** start Extracted records **

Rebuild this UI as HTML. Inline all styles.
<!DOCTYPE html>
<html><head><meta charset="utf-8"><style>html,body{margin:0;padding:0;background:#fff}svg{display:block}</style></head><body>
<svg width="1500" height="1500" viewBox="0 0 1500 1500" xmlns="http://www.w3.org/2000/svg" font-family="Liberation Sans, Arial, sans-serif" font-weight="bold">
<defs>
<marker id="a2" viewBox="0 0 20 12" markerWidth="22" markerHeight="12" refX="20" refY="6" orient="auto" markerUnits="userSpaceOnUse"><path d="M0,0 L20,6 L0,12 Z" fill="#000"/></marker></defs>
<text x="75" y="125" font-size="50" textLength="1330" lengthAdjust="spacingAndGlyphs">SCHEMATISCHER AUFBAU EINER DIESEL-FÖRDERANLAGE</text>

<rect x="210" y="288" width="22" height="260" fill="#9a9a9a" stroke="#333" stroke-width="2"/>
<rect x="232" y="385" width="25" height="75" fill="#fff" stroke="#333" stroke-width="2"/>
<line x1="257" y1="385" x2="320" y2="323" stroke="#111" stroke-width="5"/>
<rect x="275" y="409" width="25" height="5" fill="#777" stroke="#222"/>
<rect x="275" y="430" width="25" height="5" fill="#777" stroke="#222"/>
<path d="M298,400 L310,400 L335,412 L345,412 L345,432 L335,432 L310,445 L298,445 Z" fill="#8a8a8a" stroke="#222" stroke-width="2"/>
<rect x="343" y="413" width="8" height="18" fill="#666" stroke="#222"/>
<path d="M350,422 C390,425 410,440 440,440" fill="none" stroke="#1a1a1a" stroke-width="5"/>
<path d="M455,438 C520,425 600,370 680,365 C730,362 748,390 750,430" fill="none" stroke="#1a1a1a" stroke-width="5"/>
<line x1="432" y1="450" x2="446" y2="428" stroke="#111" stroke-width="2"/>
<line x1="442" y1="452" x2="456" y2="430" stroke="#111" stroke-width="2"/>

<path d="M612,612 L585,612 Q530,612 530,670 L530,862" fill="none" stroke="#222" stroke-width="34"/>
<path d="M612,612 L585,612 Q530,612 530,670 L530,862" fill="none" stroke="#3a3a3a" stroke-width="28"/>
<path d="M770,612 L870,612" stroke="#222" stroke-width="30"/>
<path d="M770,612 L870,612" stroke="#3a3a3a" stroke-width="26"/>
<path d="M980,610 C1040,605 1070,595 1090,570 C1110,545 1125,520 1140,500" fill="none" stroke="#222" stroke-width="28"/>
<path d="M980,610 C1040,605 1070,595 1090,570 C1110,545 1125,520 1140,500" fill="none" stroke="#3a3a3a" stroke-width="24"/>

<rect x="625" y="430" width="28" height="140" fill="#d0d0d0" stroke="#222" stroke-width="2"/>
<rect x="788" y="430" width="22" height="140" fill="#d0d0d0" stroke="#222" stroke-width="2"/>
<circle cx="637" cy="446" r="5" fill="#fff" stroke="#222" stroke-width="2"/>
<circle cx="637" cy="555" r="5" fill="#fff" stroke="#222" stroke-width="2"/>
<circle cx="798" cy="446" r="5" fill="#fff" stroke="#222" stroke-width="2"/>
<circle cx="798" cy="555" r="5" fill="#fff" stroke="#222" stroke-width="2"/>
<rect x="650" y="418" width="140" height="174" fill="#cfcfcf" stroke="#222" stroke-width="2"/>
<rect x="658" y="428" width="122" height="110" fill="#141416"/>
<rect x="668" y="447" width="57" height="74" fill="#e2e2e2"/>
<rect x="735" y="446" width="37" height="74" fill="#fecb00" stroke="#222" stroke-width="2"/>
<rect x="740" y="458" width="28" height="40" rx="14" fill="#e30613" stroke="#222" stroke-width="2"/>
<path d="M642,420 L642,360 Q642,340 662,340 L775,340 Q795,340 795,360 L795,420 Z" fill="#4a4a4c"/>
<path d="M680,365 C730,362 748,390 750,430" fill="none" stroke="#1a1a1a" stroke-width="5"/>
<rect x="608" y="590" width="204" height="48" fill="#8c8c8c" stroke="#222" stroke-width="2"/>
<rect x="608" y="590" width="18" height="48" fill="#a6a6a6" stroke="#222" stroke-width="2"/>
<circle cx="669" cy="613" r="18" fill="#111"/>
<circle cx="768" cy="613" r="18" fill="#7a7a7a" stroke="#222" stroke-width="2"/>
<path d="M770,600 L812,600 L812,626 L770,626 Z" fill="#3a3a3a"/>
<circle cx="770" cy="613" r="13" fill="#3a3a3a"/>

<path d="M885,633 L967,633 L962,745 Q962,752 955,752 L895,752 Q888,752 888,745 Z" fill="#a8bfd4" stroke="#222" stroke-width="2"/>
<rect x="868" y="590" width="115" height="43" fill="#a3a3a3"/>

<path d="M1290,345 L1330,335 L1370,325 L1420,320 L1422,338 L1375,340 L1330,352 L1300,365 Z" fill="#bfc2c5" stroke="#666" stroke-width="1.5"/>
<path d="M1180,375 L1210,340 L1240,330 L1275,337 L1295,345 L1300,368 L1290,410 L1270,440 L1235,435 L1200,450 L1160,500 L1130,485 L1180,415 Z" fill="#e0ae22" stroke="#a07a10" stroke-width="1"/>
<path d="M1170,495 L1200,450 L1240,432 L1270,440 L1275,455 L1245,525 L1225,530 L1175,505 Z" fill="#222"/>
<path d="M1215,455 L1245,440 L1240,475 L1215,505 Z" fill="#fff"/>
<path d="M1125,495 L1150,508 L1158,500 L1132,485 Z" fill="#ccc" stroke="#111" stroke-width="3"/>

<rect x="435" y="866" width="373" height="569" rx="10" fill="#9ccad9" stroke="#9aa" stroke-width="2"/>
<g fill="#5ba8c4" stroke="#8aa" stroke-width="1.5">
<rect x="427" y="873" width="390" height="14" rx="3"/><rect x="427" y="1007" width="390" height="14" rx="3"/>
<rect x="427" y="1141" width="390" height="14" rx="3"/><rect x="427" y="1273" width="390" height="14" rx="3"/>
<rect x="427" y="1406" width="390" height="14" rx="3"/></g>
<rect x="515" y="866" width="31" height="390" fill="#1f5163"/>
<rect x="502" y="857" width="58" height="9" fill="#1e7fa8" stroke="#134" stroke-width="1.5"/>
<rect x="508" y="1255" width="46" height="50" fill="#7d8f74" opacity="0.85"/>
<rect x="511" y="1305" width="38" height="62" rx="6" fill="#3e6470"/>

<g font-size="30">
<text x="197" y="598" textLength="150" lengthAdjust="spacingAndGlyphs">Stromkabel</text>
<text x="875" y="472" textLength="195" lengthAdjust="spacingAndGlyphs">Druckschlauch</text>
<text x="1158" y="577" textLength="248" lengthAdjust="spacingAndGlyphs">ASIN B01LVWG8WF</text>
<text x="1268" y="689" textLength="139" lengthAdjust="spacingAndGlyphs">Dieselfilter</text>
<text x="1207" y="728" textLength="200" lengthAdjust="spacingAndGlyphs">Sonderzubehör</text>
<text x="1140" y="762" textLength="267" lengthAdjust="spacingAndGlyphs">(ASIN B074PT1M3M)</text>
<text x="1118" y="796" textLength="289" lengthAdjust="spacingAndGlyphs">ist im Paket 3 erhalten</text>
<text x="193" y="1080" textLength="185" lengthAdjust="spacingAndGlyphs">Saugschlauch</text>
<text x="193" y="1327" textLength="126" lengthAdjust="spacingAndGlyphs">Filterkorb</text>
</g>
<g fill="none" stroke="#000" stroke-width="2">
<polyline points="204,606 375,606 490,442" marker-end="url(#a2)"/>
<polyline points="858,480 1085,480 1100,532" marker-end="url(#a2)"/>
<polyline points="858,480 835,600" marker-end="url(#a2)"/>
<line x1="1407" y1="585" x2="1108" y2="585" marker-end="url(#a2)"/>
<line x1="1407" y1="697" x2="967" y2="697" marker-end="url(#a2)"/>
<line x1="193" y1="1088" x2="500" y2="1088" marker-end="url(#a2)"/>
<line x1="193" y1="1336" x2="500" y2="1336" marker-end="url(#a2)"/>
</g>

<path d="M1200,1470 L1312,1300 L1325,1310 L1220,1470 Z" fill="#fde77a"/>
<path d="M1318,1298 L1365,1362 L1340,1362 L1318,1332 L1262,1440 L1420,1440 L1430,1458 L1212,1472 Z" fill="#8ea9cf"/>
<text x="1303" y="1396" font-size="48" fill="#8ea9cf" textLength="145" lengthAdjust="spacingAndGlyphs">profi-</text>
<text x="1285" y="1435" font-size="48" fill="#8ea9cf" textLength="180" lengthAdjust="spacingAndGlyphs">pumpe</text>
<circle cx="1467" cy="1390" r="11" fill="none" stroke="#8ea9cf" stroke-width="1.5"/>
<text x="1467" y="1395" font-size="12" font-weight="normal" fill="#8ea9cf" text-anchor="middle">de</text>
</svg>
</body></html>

** end Extracted records **
** start Extracted records **

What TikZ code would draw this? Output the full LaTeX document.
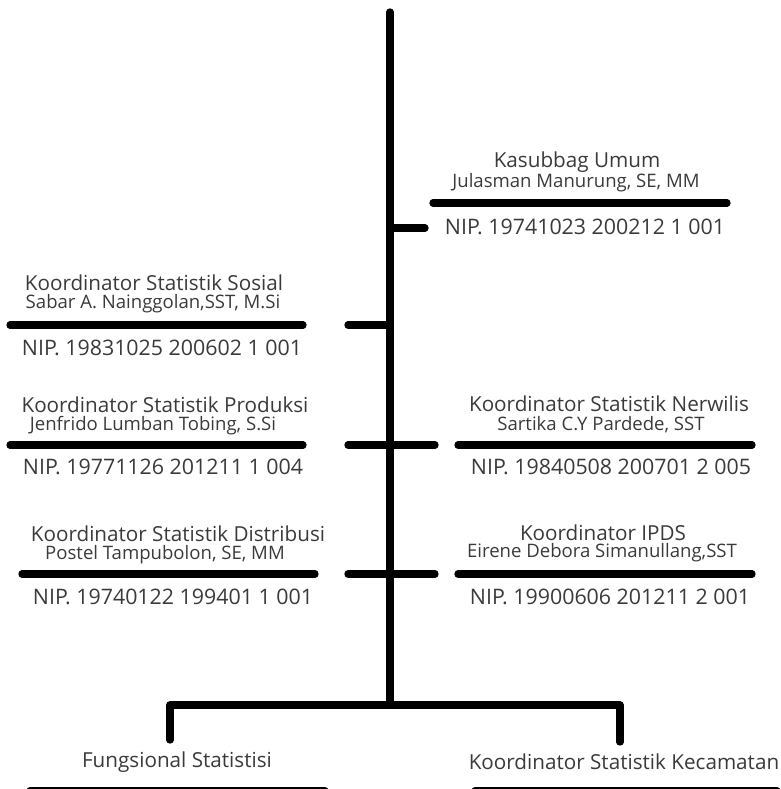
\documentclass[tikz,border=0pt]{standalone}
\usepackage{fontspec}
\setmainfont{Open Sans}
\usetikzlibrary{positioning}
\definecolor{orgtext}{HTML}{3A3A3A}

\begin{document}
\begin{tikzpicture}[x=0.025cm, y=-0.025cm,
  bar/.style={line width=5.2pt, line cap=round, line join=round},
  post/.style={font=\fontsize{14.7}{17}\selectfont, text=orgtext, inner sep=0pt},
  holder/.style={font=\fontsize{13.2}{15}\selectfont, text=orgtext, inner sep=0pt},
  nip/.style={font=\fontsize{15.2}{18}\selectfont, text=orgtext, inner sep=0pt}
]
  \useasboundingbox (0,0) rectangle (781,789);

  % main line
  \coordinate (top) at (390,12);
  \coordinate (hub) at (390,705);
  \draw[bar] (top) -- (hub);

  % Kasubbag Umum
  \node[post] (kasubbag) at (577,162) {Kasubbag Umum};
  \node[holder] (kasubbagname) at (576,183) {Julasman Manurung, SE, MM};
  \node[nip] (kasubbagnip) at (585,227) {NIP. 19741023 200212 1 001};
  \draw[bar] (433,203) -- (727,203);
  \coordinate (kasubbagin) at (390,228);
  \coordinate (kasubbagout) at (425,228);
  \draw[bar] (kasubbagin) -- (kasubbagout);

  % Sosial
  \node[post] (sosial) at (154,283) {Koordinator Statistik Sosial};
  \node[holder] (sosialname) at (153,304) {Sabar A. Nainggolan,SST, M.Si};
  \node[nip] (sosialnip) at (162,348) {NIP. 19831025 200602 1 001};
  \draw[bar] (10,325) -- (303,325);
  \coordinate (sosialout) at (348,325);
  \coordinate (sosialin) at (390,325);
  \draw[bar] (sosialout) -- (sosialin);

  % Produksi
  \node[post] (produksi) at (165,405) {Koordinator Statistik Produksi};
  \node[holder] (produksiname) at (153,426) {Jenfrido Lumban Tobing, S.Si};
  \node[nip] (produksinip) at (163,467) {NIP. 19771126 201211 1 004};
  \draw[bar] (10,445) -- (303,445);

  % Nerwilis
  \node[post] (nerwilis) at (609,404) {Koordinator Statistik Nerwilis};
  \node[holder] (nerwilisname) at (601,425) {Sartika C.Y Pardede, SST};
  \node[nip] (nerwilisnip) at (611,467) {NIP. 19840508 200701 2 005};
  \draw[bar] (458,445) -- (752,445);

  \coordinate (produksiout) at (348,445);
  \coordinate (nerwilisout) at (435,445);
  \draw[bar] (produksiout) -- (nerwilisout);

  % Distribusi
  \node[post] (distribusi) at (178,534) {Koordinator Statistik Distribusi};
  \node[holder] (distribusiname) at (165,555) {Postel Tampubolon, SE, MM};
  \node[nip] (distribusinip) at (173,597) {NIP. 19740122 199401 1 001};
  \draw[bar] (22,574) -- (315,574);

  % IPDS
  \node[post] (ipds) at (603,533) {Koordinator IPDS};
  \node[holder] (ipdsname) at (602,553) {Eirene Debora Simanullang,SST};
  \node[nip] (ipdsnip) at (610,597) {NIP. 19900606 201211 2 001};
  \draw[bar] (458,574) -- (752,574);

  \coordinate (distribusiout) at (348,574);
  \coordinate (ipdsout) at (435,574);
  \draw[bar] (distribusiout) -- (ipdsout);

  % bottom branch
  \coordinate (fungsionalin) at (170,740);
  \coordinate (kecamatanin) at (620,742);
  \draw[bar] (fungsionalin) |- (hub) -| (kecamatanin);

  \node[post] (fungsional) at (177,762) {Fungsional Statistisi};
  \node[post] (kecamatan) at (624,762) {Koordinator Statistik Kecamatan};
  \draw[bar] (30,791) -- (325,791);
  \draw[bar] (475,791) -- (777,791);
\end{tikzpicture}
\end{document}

** end Extracted records **
** start Extracted records **

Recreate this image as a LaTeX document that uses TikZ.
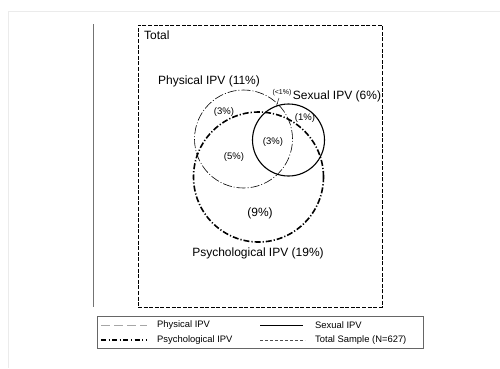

** end Extracted records **

● **Exercise instructions**: Set down nothing but the lines from the one holding "What TikZ code" through the one holding "(top) -- (hub);", both included, exactly as they appear; any picture is left out.

● **Answer to this task**:
What TikZ code would draw this? Output the full LaTeX document.
\documentclass[tikz,border=0pt]{standalone}
\usepackage{fontspec}
\setmainfont{Open Sans}
\usetikzlibrary{positioning}
\definecolor{orgtext}{HTML}{3A3A3A}

\begin{document}
\begin{tikzpicture}[x=0.025cm, y=-0.025cm,
  bar/.style={line width=5.2pt, line cap=round, line join=round},
  post/.style={font=\fontsize{14.7}{17}\selectfont, text=orgtext, inner sep=0pt},
  holder/.style={font=\fontsize{13.2}{15}\selectfont, text=orgtext, inner sep=0pt},
  nip/.style={font=\fontsize{15.2}{18}\selectfont, text=orgtext, inner sep=0pt}
]
  \useasboundingbox (0,0) rectangle (781,789);

  % main line
  \coordinate (top) at (390,12);
  \coordinate (hub) at (390,705);
  \draw[bar] (top) -- (hub);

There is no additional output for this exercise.